Data mining of ecological data to confirm exisiting, or generate new hypotheses on environmental risk factors for cancers of the brain and nervous system.


Session type:

Frank de Vocht1, Kimberly Hannam1, Iain Buchan1
1The University of Manchester, Manchester, UK


There is a public health need to balance timely generation of hypotheses with cautious causal inference. However, for for example rare cancers standard epidemiological study designs may not have been able to elucidate causal risk factors. Open-access online databases, which have been vastly underused in terms of data mining, can be used to investigate associations between risk factors and cancer incidence and/or prevalence. These can subsequently be used to evaluate existing, but disputed hypotheses, evaluate latency between exposure and clinical onset of cancers, and to generate new hypotheses at an ecological level for subsequent confirmation in epidemiological study designs that take a cautious approach to causal inference.


National age-adjusted incidence rates were obtained from the GLOBOCAN 2008 resource and combined with data from the United Nations Development Report and the World Bank list of Development Indicators. Data were analyzed using least-squares regression modelling.

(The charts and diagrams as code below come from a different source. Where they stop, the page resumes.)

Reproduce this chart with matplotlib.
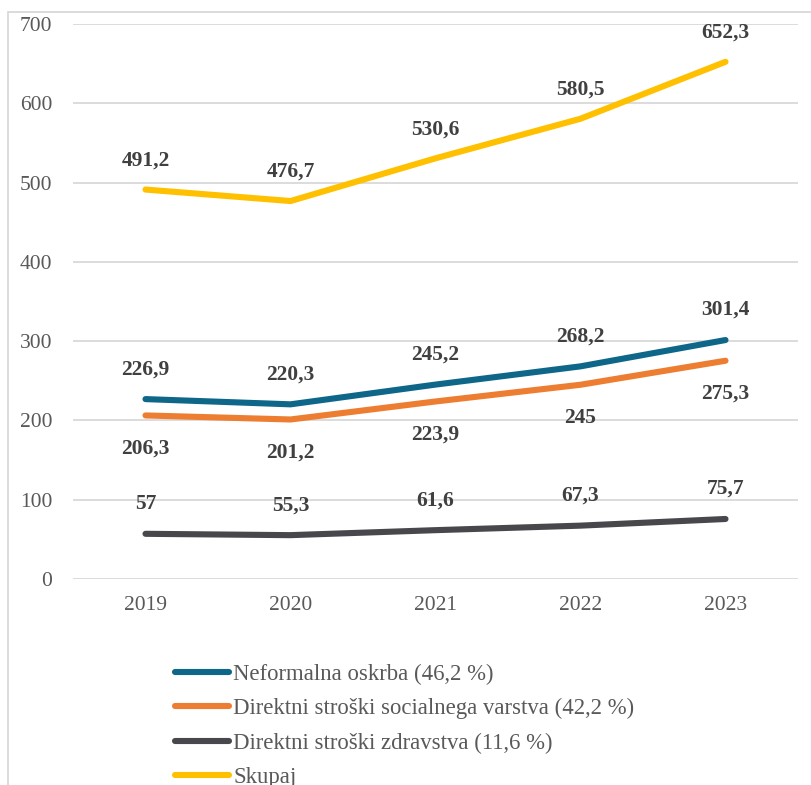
import matplotlib
matplotlib.use("Agg")
import matplotlib.pyplot as plt
from matplotlib.patches import Rectangle

years = ["2019", "2020", "2021", "2022", "2023"]
neformalna = [226.9, 220.3, 245.2, 268.2, 301.4]
socialno = [206.3, 201.2, 223.9, 245.0, 275.3]
zdravstvo = [57.0, 55.3, 61.6, 67.3, 75.7]
skupaj = [491.2, 476.7, 530.6, 580.5, 652.3]

labels = ["Neformalna oskrba (46,2 %)",
          "Direktni stroški socialnega varstva (42,2 %)",
          "Direktni stroški zdravstva (11,6 %)",
          "Skupaj"]
colors = ["#0E6689", "#ED7D31", "#48474C", "#FFC000"]
series = [neformalna, socialno, zdravstvo, skupaj]
label_offsets = [30, -33, 30, 29]  # pixels: positive above, negative below

plt.rcParams['font.family'] = ['Liberation Serif', 'DejaVu Serif']

W, H = 812, 785
fig = plt.figure(figsize=(W / 100, H / 100), dpi=100)
ax = fig.add_axes([73 / W, (H - 579) / H, (798 - 73) / W, (579 - 24) / H])

x = list(range(len(years)))
lines = []
for vals, col, lab, off in zip(series, colors, labels, label_offsets):
    ln, = ax.plot(x, vals, color=col, lw=4.4, solid_capstyle='round', label=lab, zorder=3)
    lines.append(ln)
    for xi, v in zip(x, vals):
        txt = f"{v:g}".replace('.', ',')
        ax.annotate(txt, (xi, v), xytext=(0, off * 0.72), textcoords='offset points',
                    ha='center', va='center', fontsize=15.5, fontweight='bold',
                    color='#404040', zorder=4)

ax.set_xlim(-0.5, len(years) - 0.5)
ax.set_ylim(0, 700)
ax.set_yticks(range(0, 701, 100))
ax.set_xticks(x)
ax.set_xticklabels(years)
ax.grid(axis='y', color='#D9D9D9', lw=1.3, zorder=0)
ax.set_axisbelow(True)
for s in ax.spines.values():
    s.set_visible(False)
ax.tick_params(axis='both', length=0, labelsize=15.5, colors='#595959')
ax.tick_params(axis='y', pad=15)
ax.tick_params(axis='x', pad=12)

leg = fig.legend(handles=lines, loc='upper left',
                 bbox_to_anchor=(175 / W, 1 - 664 / H), frameon=False,
                 fontsize=16.4, handlelength=2.37, handletextpad=0.18,
                 labelspacing=0.575, borderaxespad=0, borderpad=0)
for t in leg.get_texts():
    t.set_color('#595959')

fig.patches.append(Rectangle((7.5 / W, -0.05), 1.1, (H - 12) / H + 0.05,
                             transform=fig.transFigure, fill=False,
                             edgecolor='#D9D9D9', lw=1.3))

fig.savefig("out.png", dpi=100, facecolor='white')
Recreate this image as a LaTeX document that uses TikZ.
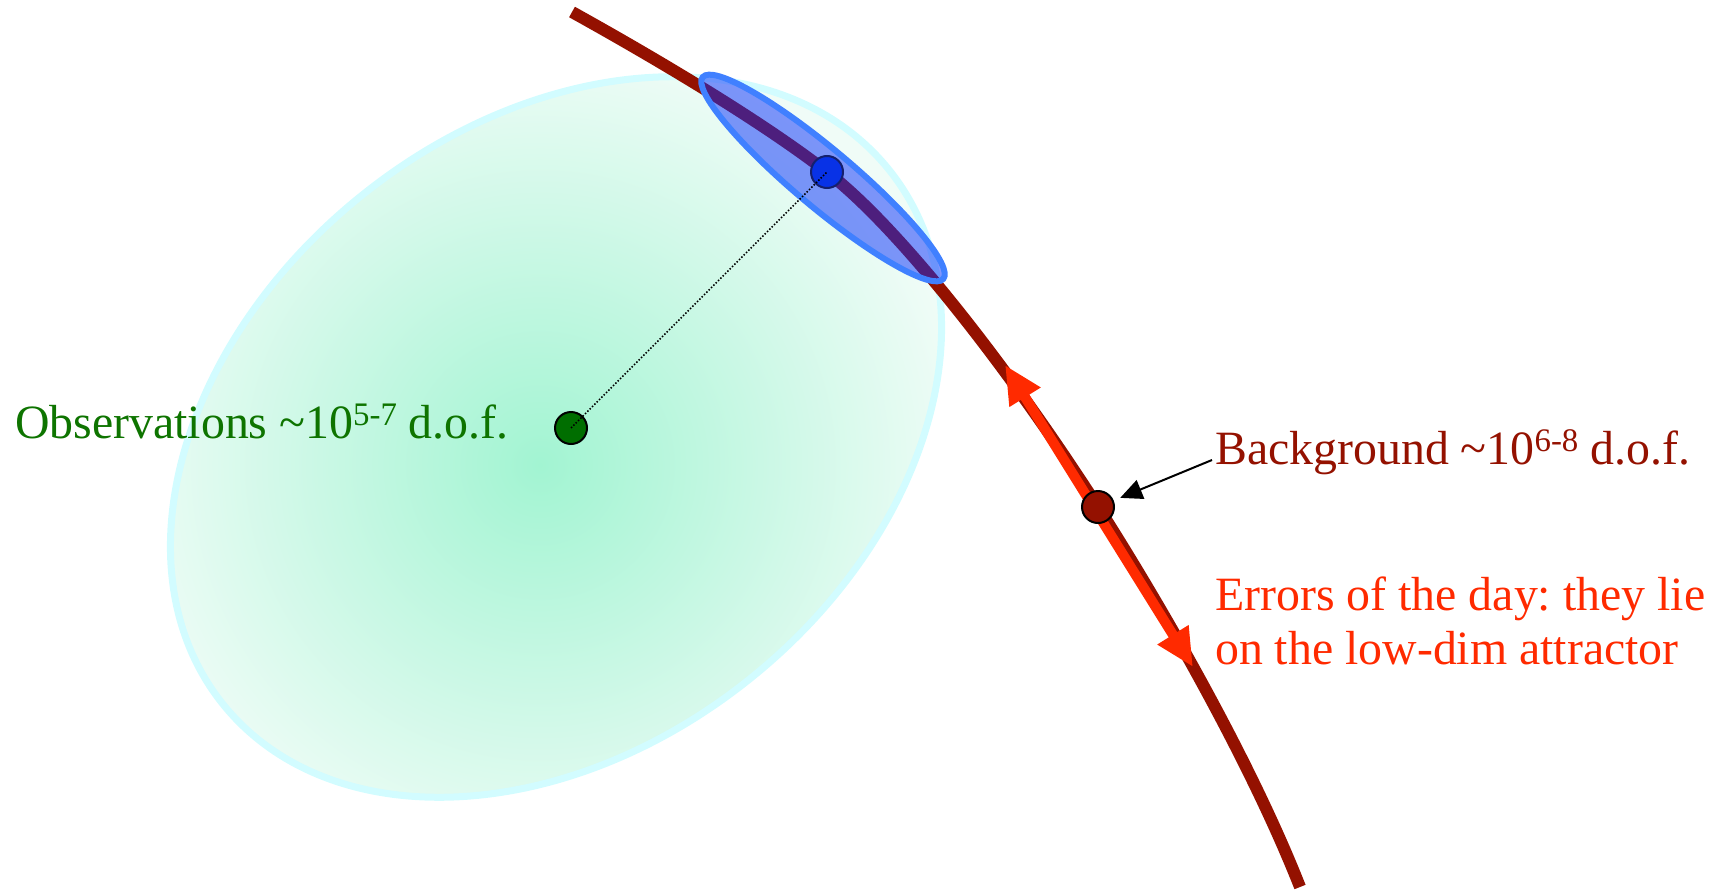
\documentclass[tikz,border=0pt]{standalone}
\usepackage{fontspec}
\setmainfont{Liberation Serif}
\frenchspacing
\usetikzlibrary{arrows.meta}
\definecolor{curvec}{HTML}{941100}
\definecolor{errc}{HTML}{FF2A00}
\definecolor{obsin}{HTML}{A2F4D2}
\definecolor{obsout}{HTML}{F0FCF7}
\definecolor{obsborder}{HTML}{D2FCFF}
\definecolor{obstext}{HTML}{0E7400}
\definecolor{obsdot}{HTML}{006E00}
\definecolor{bluefill}{HTML}{082EFB}
\definecolor{blueborder}{HTML}{4080FF}
\definecolor{bluedot}{HTML}{0832E6}
\definecolor{bluedotb}{HTML}{14206E}
\newcommand{\supx}[1]{\raisebox{13bp}{\fontsize{33}{33}\selectfont #1}}
\tikzset{
  dotnode/.style={circle, draw=black, line width=2bp, minimum size=32bp, inner sep=0pt},
  label48/.style={anchor=base west, inner sep=0pt, font=\fontsize{48}{55}\selectfont},
}
\begin{document}
\begin{tikzpicture}[x=1bp,y=-1bp]
\useasboundingbox (0,0) rectangle (1721,891);
% observation ellipse
\begin{scope}
  \clip[rotate around={38.7:(556,437)}] (556,437) ellipse [x radius=427, y radius=310];
  \fill[obsout] (0,0) rectangle (1721,891);
  \shade[inner color=obsin, outer color=obsout] (540,465) circle [radius=430];
\end{scope}
\draw[obsborder, line width=7bp, rotate around={38.7:(556,437)}] (556,437) ellipse [x radius=427, y radius=310];
% attractor curve
\draw[curvec, line width=12bp] (572,12) .. controls (680,72) and (770,128) .. (827,172)
  .. controls (900,228) and (1010,370) .. (1098,507)
  .. controls (1160,604) and (1250,760) .. (1300,887);
% errors of the day
\coordinate (e1) at (1005,365);
\coordinate (e2) at (1193,667);
\draw[errc, line width=10bp, {Triangle[length=38bp,width=34bp]}-{Triangle[length=38bp,width=34bp]}] (e1) -- (e2);
% analysis ellipse
\draw[blueborder, line width=6bp, fill=bluefill, fill opacity=0.5, rotate around={-40:(823,178)}] (823,178) ellipse [x radius=157, y radius=29];
% dots
\node[dotnode, fill=obsdot] (obs) at (571,428) {};
\node[dotnode, fill=bluedot, draw=bluedotb] (ana) at (827,172) {};
\node[dotnode, fill=curvec] (bg) at (1098,507) {};
\draw[black, line width=1.5bp, dash pattern=on 1.5bp off 1.8bp] (obs.center) -- (ana.center);
% labels
\node[label48, text=obstext] (obslab) at (15,438) {Observations \textasciitilde10\supx{5-7} d.o.f.};
\node[label48, text=curvec] (bglab) at (1215,464) {Background \textasciitilde10\supx{6-8} d.o.f.};
\node[label48, text=errc] (errlab1) at (1215,610) {Errors of the day: they lie};
\node[label48, text=errc] (errlab2) at (1215,664) {on the low-dim attractor};
\coordinate (bgstart) at (1212,460);
\draw[black, line width=2bp, -{Triangle[length=22bp,width=20bp]}, shorten >=7bp] (bgstart) -- (bg);
\end{tikzpicture}
\end{document}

2008 national incidence of cancers of the brain and nervous system was associated with the Continent where a country was located, the Gross National Income in 2008 and the Human Development Index Score. Surprisingly, the penetration rate of cellular subscriptions was the only risk factor consistently associated with higher incidence, although it explained only about 4% of variation between countries. Analyses further indicated that the minimal latency period to study this association in case-control or cohort studies should be 11-12 years, but ideally more than 20 years. Other potential risk factors were identified, and maybe further studies in confirmatory studies.


Readily available ecological data may be underused, particularly for the study of risk factors for rare cancers and those with long latency times. The results of ecological analyses in general should not be over interpreted in causal inference, but equally they should not be ignored where alternative signals of aetiology are lacking.